** DATASET EXCERPT **
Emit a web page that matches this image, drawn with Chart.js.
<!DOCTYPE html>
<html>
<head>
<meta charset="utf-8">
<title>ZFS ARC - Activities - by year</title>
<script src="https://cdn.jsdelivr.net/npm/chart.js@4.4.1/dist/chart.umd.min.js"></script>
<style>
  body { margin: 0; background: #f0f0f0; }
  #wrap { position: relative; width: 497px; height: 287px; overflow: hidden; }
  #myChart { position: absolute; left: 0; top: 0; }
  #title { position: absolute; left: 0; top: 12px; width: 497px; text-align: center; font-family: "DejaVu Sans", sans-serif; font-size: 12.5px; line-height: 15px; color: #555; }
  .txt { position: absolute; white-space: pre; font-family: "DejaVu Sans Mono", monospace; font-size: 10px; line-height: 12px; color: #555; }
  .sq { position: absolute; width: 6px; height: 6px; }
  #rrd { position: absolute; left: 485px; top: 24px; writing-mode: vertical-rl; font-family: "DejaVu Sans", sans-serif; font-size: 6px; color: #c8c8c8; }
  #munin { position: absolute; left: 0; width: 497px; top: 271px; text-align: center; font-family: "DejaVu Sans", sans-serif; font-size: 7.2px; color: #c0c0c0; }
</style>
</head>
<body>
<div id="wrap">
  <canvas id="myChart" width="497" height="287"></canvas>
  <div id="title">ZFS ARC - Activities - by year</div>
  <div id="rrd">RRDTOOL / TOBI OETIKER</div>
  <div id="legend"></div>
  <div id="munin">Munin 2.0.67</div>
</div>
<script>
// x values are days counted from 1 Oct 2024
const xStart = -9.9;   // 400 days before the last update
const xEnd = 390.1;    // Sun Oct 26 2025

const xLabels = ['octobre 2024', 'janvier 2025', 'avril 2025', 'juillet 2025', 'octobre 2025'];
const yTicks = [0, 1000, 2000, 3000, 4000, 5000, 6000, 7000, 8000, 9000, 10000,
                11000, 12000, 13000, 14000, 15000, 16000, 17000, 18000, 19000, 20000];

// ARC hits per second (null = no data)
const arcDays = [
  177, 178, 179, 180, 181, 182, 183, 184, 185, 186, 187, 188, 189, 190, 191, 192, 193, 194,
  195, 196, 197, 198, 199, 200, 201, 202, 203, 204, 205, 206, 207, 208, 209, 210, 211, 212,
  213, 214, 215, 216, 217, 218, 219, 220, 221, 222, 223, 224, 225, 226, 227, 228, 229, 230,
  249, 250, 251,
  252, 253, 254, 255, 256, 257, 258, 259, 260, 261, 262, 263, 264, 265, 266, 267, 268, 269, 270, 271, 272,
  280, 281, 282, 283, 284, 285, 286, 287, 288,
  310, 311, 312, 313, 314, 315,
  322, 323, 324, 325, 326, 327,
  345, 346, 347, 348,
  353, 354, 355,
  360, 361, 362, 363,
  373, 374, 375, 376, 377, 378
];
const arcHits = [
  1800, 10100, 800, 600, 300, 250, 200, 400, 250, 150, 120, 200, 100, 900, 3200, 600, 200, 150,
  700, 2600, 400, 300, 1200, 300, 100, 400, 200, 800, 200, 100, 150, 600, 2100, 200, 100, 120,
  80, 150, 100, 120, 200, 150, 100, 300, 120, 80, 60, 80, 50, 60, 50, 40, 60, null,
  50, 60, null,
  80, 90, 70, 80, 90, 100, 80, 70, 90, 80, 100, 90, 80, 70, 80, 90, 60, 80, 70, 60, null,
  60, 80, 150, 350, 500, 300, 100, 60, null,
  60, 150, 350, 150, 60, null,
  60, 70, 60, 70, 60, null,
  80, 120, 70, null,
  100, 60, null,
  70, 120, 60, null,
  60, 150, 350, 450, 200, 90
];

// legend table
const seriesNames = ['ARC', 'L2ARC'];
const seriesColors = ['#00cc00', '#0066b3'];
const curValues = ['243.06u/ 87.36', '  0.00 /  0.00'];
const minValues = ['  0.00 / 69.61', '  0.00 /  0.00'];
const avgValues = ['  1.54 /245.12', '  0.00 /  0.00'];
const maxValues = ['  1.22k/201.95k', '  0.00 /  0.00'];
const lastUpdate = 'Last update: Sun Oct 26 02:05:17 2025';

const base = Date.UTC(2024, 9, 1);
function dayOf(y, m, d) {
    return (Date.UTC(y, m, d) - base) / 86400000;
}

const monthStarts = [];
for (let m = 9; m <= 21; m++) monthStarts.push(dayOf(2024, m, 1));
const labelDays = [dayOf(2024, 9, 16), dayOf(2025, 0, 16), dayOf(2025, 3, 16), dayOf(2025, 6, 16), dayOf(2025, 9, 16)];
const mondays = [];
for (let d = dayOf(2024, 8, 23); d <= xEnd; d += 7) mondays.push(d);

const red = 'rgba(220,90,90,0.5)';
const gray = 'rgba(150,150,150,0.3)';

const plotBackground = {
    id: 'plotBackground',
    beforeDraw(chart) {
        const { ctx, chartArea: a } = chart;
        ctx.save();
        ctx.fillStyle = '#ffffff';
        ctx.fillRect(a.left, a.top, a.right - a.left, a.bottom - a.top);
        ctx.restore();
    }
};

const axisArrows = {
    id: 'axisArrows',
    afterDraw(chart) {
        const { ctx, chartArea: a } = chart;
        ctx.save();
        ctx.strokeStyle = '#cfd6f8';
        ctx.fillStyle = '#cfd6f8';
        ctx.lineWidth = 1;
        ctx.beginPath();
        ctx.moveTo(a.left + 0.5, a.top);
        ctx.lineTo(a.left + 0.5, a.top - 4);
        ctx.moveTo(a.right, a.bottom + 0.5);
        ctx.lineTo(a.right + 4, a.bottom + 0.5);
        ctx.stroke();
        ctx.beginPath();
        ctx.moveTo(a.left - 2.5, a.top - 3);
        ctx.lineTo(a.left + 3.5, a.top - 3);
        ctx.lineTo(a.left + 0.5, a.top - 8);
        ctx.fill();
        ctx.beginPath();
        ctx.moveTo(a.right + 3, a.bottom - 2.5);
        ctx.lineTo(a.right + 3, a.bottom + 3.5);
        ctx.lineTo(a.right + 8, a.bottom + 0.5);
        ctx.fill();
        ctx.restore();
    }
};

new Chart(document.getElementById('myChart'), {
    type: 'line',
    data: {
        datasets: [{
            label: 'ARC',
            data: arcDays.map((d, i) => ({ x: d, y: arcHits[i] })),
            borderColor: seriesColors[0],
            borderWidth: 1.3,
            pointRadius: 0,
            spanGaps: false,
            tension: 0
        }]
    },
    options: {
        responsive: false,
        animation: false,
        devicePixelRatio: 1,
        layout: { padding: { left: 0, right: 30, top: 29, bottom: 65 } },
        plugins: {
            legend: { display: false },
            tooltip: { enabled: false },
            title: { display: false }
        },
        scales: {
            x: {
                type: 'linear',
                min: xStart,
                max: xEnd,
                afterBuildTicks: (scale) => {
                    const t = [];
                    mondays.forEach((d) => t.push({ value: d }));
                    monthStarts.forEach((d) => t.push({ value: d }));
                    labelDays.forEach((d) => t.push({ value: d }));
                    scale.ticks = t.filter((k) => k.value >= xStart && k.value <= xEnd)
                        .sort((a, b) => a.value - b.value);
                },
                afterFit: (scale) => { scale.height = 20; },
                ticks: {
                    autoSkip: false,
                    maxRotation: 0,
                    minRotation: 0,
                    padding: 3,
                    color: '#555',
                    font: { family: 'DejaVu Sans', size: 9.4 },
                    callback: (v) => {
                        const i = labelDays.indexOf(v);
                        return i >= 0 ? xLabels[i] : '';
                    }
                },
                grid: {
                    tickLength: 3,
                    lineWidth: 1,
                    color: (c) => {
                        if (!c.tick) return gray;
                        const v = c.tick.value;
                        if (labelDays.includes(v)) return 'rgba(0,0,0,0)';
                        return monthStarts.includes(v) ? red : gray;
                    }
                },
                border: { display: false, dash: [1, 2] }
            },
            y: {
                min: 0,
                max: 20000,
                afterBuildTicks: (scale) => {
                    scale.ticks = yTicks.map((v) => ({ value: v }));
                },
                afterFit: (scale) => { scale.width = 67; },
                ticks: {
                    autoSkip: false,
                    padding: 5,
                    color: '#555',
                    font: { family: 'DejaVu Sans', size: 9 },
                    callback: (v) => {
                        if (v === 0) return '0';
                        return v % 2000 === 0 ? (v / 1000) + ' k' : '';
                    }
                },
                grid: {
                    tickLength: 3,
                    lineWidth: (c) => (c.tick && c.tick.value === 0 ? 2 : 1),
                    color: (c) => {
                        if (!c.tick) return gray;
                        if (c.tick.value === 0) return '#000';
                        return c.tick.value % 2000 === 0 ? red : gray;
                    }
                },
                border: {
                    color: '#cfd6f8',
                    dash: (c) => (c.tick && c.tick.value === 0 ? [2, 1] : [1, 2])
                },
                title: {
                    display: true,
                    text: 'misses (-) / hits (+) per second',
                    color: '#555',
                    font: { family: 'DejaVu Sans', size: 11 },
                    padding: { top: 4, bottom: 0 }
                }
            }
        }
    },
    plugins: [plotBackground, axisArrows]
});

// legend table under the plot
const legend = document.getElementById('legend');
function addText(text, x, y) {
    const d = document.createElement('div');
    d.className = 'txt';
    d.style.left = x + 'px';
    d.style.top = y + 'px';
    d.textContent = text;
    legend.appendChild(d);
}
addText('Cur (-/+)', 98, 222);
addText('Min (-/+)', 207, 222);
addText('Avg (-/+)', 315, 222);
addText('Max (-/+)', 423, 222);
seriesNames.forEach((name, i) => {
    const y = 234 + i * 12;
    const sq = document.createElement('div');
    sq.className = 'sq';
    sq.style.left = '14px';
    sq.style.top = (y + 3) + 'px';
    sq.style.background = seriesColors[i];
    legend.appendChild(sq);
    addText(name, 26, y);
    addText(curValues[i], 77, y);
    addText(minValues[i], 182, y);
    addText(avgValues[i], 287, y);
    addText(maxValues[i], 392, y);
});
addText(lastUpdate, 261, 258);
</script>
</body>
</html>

** INSTRUCTION **
Word for word, reproduce the listing above from its start up to and including the line that has "const xEnd = 390.1;". Give only those lines.

** WRITTEN ANSWER **
Emit a web page that matches this image, drawn with Chart.js.
<!DOCTYPE html>
<html>
<head>
<meta charset="utf-8">
<title>ZFS ARC - Activities - by year</title>
<script src="https://cdn.jsdelivr.net/npm/chart.js@4.4.1/dist/chart.umd.min.js"></script>
<style>
  body { margin: 0; background: #f0f0f0; }
  #wrap { position: relative; width: 497px; height: 287px; overflow: hidden; }
  #myChart { position: absolute; left: 0; top: 0; }
  #title { position: absolute; left: 0; top: 12px; width: 497px; text-align: center; font-family: "DejaVu Sans", sans-serif; font-size: 12.5px; line-height: 15px; color: #555; }
  .txt { position: absolute; white-space: pre; font-family: "DejaVu Sans Mono", monospace; font-size: 10px; line-height: 12px; color: #555; }
  .sq { position: absolute; width: 6px; height: 6px; }
  #rrd { position: absolute; left: 485px; top: 24px; writing-mode: vertical-rl; font-family: "DejaVu Sans", sans-serif; font-size: 6px; color: #c8c8c8; }
  #munin { position: absolute; left: 0; width: 497px; top: 271px; text-align: center; font-family: "DejaVu Sans", sans-serif; font-size: 7.2px; color: #c0c0c0; }
</style>
</head>
<body>
<div id="wrap">
  <canvas id="myChart" width="497" height="287"></canvas>
  <div id="title">ZFS ARC - Activities - by year</div>
  <div id="rrd">RRDTOOL / TOBI OETIKER</div>
  <div id="legend"></div>
  <div id="munin">Munin 2.0.67</div>
</div>
<script>
// x values are days counted from 1 Oct 2024
const xStart = -9.9;   // 400 days before the last update
const xEnd = 390.1;    // Sun Oct 26 2025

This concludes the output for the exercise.